Weiss also recalls her persistence in wanting to teach at the summer program. When he turned her down because her background was in the “Russian way of dancing,” she showed up nearly every day to watch classes.
Taking another tack, she later proposed that Weiss hire her to teach character dance, a form of European folk dance common in classical ballet.
“Russians know it best, so hire me,” Weiss recalled her saying. “She was right, Russians were the best at character dance, so I incorporated character classes into the summer program and hired her.”

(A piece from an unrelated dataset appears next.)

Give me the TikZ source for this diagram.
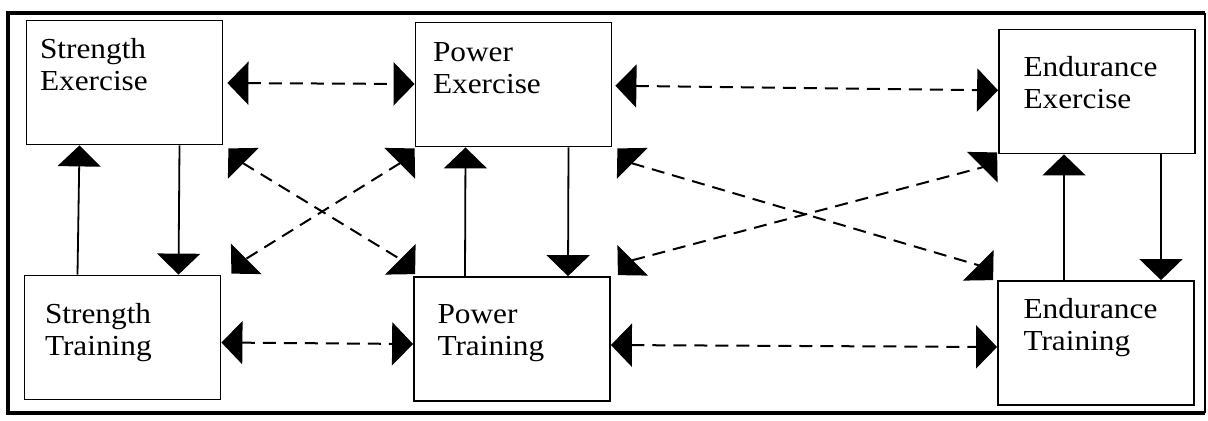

She taught for several summers and began to hone her reputation for administering a mix of tough love sprinkled with wry humor. The friendship with Weiss also proved enduring. Who else would travel three days from Siberia to help your ballet company, if not a friend?
Making kids listen
When Weiss became director of the Pennsylvania Ballet in the 1980s, he hired her as a teacher. She had stints with companies and schools in Oklahoma City and Houston before she started guest teaching at the School of American Ballet in 1989. Two years later, Peter Martins hired her as a full-time member of the faculty, where she worked alongside renowned New York City Ballet dancers Woetzel and Soto.
“She is a remarkably passionate and caring teacher,” said Woetzel, now director of the Aspen Institute Arts Program. “It is a moral question for her. The amount of effort and care one took with their training mattered as much or more than the ultimate output of success. Olga created wonderful people, as well as wonderful dancers.”
As that generation of dancers grows, some of her students have become teachers themselves. Igor Burlak met Kostritzky at the School of American Ballet when he was 10. Since then, he has performed with the New York City Ballet and been a principal dancer with the Minnesota Ballet. Through Kostritzky, he obtained a job at Novosibirsk in 2009, returning to the United States in September to join the faculty of the Boston Ballet.
When he began teaching children, he asked Kostritzky: How do you make kids listen?
“You have to be sweet but demanding,” she told him. “You have to make them fall in love.”